Our Advisor Council
Shelley Alexander has conducted field-based and GIS analysis of large carnivore ecology and studied human-wildlife conflict in the Canadian Rockies since 1990.
Shelley is a Professor in the Department of Geography, University of Calgary. She has 30 years of experience studying human-wildlife conflict, specializing in wolves and coyotes in Canada. She has worked with wild and captive wolves and coyotes, raised coyote pups, worked directly in co-existence mitigation for urban coyotes, is an expert wildlife tracker and an established geospatial analyst. Shelley’s Canid Conservation Science Lab employs the principles of Compassionate Conservation, advocating for improved animal welfare in science. She has published on conservation topics in diverse venues – including the journals of Biogeography, Conservation Biology, Canadian Geographer, Canadian Journal of Social Sciences, Human Dimensions of Wildlife, among others. She received Social Sciences and Humanities Research (SSHRC) funding to implement the Foothills Coyote Initiative (2015-present), which combines in-depth interviews with geospatial analysis to understand motivations driving landowner behaviours towards coyotes.

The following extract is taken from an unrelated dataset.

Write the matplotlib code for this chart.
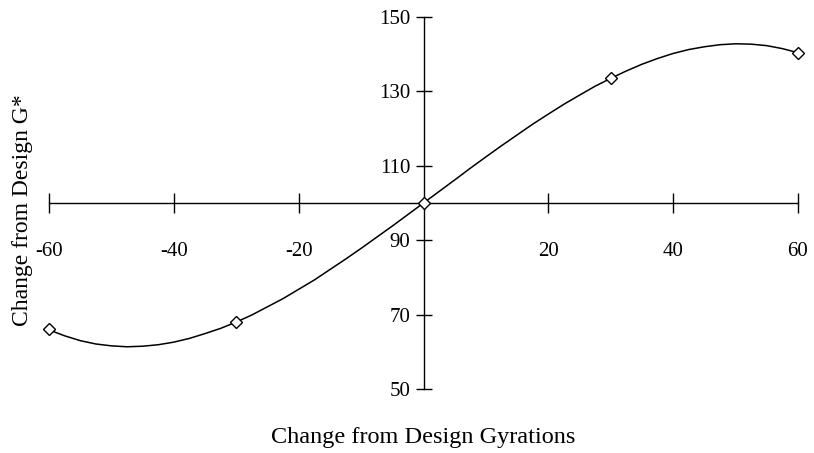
import matplotlib
matplotlib.use("Agg")
import matplotlib.pyplot as plt

# Marked data points
point_x = [-60, -30, 0, 30, 60]
point_y = [66.1, 68.0, 100.0, 133.5, 140.4]

# Smooth curve values
curve_x = [-60, -57.5, -55, -52.5, -50, -47.5, -45, -42.5, -40, -37.5, -35, -32.5,
           -30, -27.5, -25, -22.5, -20, -17.5, -15, -12.5, -10, -7.5, -5, -2.5, 0,
           2.5, 5, 7.5, 10, 12.5, 15, 17.5, 20, 22.5, 25, 27.5, 30, 32.5,
           35, 37.5, 40, 42.5, 45, 47.5, 50, 52.5, 55, 57.5, 60]
curve_y = [65.9, 64.3, 63.0, 62.1, 61.6, 61.35, 61.5, 61.9, 62.6, 63.6, 64.9, 66.3,
           68.0, 69.9, 72.1, 74.3, 76.8, 79.3, 82.1, 84.9, 87.8, 90.8, 93.8, 96.9, 100.0,
           103.1, 106.2, 109.35, 112.4, 115.4, 118.3, 121.2, 123.9, 126.55, 129.0, 131.4, 133.5, 135.5,
           137.3, 138.85, 140.2, 141.25, 142.0, 142.55, 142.8, 142.7, 142.3, 141.5, 140.4]

x_ticks = [-60, -40, -20, 20, 40, 60]
y_ticks = [50, 70, 90, 110, 130, 150]

plt.rcParams['font.family'] = ['Liberation Serif', 'DejaVu Serif']

fig = plt.figure(figsize=(8.14, 4.53), dpi=100)
ax = fig.add_axes([49/814, 1-389/453, (798-49)/814, (389-17)/453])

ax.plot(curve_x, curve_y, color='black', lw=1.1, clip_on=False, zorder=3)
ax.plot(point_x, point_y, linestyle='none', marker='D', markersize=6.5,
        markerfacecolor='white', markeredgecolor='black', markeredgewidth=1.0,
        clip_on=False, zorder=4)

ax.set_xlim(-60, 60)
ax.set_ylim(50, 150)

ax.spines['top'].set_visible(False)
ax.spines['right'].set_visible(False)
ax.spines['left'].set_position(('data', 0))
ax.spines['bottom'].set_position(('data', 100))
for s in ('left', 'bottom'):
    ax.spines[s].set_linewidth(1.0)

ax.set_xticks(x_ticks)
ax.set_xticklabels([str(v) for v in x_ticks])
ax.set_yticks(y_ticks)
ax.set_yticklabels([str(v) for v in y_ticks])

ax.tick_params(axis='x', direction='inout', length=14, width=1.0, pad=21, labelsize=15)
ax.tick_params(axis='y', direction='inout', length=11, width=1.0, pad=4, labelsize=15)

fig.text(423/814, 1-438/453, 'Change from Design Gyrations', ha='center', va='center', fontsize=17.5)
fig.text(23/814, 1-210/453, 'Change from Design G*', ha='center', va='center',
         rotation=90, fontsize=17)

fig.savefig('out.png', dpi=100)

In a professional volunteer capacity, Shelley also serves on Boards for: Calgary Institute for the Humanities, Project Coyote USA, and the Yellowstone Ecological Research Council. She also serves as an elected Senator, University of Calgary. Shelley contributes to her community through media interviews, public presentations, and guided field trips (e.g. Jane's Walk). She is an avid horsewoman, having volunteered in breed demos at Calgary Stampede and Spruce Meadows, and participated with mounted ride teams in several Calgary Stampede, Canmore Canada Day, and Cochrane parades.